A mera perspectiva de rever esses jogadores em ação juntos já justifica assistir ao jogo de quarta.
Rivaldo foi, como já tinha sido em 98, o melhor, ao conciliar regularidade e singularidade, individualismo e espírito coletivo.
Seu belo e inesperado gol contra a Bélgica mudou a história de uma partida que foi, na verdade, a mais dura para o Brasil, impondo uma superioridade quando o adversário é que parecia mais próximo de marcar.
A atuação de Ronaldo fez dele definitivamente um mito. Que história incrível! Protagonista do caso estranhíssimo a que ficou associada a derrota na final do Mundial da França, o atacante passa quase quatro anos contundido, volta a jogar três meses antes da Copa da Coréia do Sul e do Japão e vira, para muitos, o comandante do penta, além de artilheiro da competição. Aos 25 anos apenas, Ronaldo já assegurou por várias décadas um lugar no imaginário nacional.
Ronaldinho se tornou o artífice do lance mais inspirado da campanha. Contra a Inglaterra, sua jogada que terminou no passe para o gol de Rivaldo se constituiu numa pintura, mas não se comparou ao seu próprio gol no mesmo jogo. Naquele momento, reinstaurou-se a poesia no futebol. E, arrepiados, vislumbramos a beleza maior por vir, certos de que podíamos apostar na alegria.
O chute de falta, de longe, encobrindo o goleiro inglês adiantado, foi de quem estava em estado diabólico de graça, obra de gênio, lance de "Rei". Equipara-se a três, antológicos, lançados por Pelé em Mundiais: o chapéu no zagueiro sueco, seguido de gol na final de 58; e o tiro do meio-campo contra o arqueiro tcheco e o corta-luz pra ele mesmo diante do perplexo goleiro uruguaio, em 70.
Brasil e Paraguai valerá pela oportunidade do reencontro e pelo rito de passagem que representará. Com o jogo, acabará uma história e começará outra. O começo dessa outra se dá com a escolha de um novo técnico.
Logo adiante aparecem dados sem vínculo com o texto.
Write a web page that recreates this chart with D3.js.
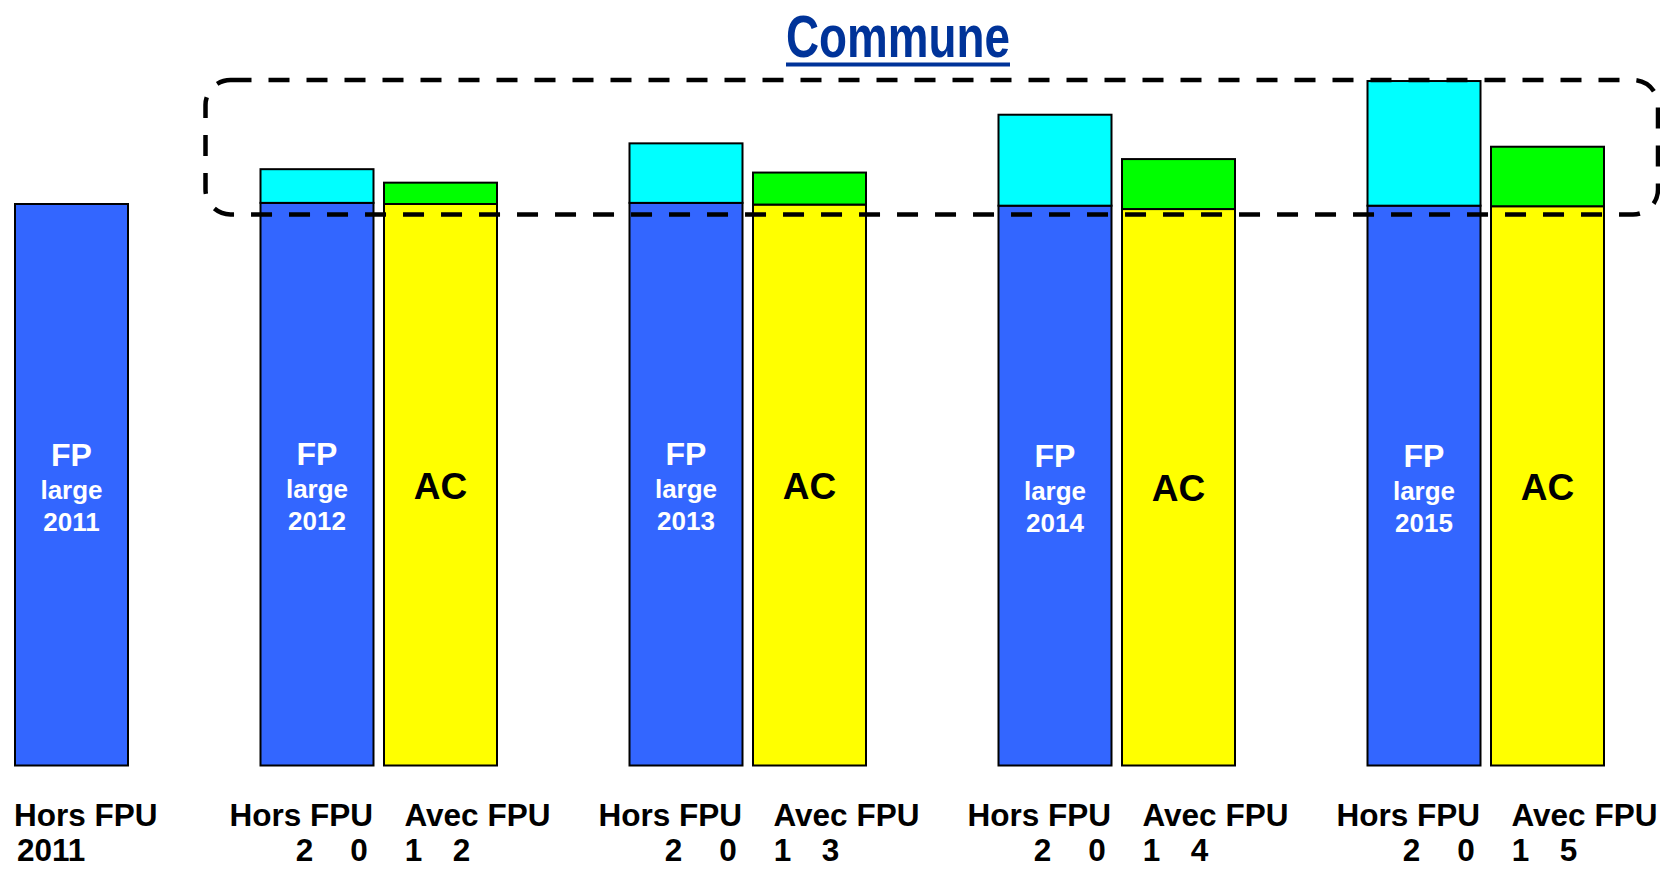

Mas esta já é outra história.

O ataque de João
Tido por louco -por samba e futebol, ele realmente é-, João Gilberto é, sim, o mais genial de nossos artistas músicos. Pois bem: o Pelé da MPB também não perdoa Luiz Felipe Scolari. Há 12 dias, durante seu show no Tom Brasil, em São Paulo, o cantor retomou o tema da não-convocação ("uma injustiça") de Romário ("um herói") para a Copa, afirmando que "para cinco bilhões [!" de Felipões há um Romário". "Agora andou falando mal de Ronaldo, que lhe deu a Copa", afirmou João Gilberto sobre Felipão. Sobre Ronaldinho, o cantor afirmou que, nas quartas-de-final contra a seleção inglesa, ele "fez aquele gol lindo", mas, "ingênuo, inocente", cometeu a falta feia que acabou lhe causando sua expulsão só para agradar ao técnico da seleção brasileira, um cultor do futebol bruto, sem classe, para o inventor da bossa nova.